▶ _The problem_
The listing below begins with the first line you should copy; stop after the line containing "LinearAxis, Range1d)", and drop every picture.

* BEGIN Data shown *

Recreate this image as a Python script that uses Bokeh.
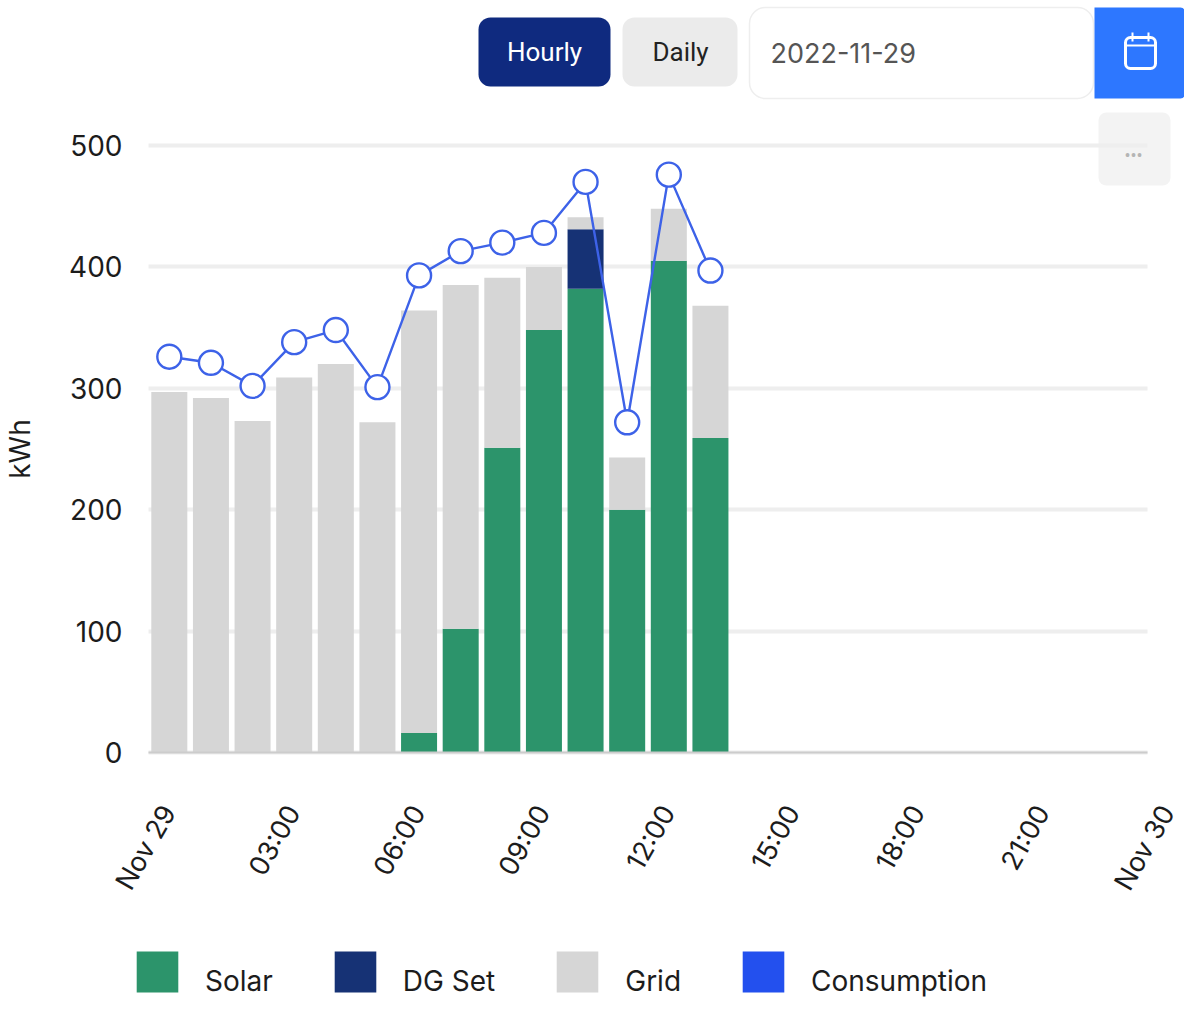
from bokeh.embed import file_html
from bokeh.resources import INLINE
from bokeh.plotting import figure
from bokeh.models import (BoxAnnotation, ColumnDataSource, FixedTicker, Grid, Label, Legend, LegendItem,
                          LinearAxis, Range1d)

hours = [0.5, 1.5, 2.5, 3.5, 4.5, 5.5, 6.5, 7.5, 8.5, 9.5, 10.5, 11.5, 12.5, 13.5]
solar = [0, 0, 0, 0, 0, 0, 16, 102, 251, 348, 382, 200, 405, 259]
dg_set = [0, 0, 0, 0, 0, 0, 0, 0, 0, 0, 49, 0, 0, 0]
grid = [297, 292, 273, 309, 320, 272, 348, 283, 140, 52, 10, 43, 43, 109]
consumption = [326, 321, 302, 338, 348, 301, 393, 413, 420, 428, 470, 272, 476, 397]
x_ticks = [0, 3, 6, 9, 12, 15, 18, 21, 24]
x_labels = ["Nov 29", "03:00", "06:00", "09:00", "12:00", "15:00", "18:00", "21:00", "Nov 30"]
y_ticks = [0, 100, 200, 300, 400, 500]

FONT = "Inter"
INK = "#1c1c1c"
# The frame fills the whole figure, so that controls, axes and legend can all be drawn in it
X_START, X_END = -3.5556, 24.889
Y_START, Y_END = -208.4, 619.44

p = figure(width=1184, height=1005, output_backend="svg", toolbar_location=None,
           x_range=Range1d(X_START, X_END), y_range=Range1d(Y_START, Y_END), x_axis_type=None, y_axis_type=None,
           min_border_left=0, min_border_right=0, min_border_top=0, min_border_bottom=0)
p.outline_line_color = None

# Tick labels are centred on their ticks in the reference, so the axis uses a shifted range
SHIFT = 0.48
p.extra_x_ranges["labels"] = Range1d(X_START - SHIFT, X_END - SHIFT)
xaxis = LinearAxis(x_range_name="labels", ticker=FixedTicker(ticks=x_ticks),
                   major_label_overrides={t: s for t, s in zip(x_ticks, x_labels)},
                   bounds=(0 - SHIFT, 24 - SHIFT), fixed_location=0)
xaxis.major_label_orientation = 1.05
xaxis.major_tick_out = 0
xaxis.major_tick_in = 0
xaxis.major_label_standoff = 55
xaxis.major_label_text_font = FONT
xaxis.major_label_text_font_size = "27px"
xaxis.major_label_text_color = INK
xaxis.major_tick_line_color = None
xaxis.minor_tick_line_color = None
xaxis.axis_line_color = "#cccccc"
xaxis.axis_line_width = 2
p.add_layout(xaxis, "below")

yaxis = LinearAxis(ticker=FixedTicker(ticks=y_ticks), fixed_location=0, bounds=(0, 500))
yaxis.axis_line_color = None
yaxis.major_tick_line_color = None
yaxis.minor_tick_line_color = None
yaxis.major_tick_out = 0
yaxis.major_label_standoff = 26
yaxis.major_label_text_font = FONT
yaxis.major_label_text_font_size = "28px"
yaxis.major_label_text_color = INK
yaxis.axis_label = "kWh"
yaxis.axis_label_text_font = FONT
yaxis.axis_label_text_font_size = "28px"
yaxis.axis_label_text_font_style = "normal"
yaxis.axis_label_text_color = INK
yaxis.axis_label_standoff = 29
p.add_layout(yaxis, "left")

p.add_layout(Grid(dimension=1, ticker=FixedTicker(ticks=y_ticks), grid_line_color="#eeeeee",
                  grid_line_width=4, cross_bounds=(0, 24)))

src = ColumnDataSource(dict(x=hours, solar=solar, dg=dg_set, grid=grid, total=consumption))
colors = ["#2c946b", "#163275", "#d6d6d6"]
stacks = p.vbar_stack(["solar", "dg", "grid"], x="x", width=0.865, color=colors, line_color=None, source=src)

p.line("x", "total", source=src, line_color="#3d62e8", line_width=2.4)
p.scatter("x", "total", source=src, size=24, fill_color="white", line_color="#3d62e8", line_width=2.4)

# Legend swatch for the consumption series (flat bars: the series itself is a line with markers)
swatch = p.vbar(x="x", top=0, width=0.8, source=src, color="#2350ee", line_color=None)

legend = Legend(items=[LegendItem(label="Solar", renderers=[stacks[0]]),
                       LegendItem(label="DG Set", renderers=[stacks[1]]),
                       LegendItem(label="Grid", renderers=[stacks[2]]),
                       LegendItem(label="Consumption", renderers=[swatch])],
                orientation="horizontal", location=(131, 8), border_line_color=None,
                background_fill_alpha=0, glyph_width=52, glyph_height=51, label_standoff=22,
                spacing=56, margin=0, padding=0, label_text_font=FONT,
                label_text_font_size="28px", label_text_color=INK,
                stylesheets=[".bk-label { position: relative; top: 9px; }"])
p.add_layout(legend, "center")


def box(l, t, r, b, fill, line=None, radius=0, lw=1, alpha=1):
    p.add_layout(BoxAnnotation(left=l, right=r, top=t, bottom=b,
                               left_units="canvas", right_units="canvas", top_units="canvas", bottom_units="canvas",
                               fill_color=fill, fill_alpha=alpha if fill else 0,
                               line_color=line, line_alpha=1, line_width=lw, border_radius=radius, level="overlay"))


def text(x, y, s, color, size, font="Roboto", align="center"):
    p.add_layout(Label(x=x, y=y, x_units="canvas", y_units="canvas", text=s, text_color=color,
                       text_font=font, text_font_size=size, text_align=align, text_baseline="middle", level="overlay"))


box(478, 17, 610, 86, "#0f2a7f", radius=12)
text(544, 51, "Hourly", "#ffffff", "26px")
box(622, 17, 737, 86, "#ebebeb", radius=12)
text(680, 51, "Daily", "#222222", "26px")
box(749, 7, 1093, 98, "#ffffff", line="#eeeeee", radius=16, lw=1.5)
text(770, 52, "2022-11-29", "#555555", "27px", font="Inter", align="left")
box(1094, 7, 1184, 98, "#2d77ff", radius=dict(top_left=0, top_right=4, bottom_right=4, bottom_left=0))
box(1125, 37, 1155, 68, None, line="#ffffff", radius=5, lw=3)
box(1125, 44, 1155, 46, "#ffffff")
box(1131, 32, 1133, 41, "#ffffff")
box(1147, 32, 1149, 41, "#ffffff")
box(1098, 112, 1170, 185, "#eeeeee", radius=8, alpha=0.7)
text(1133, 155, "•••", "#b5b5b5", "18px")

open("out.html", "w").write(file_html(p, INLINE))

* END Data shown *

▶ _Solution for this exercise_
Recreate this image as a Python script that uses Bokeh.
from bokeh.embed import file_html
from bokeh.resources import INLINE
from bokeh.plotting import figure
from bokeh.models import (BoxAnnotation, ColumnDataSource, FixedTicker, Grid, Label, Legend, LegendItem,
                          LinearAxis, Range1d)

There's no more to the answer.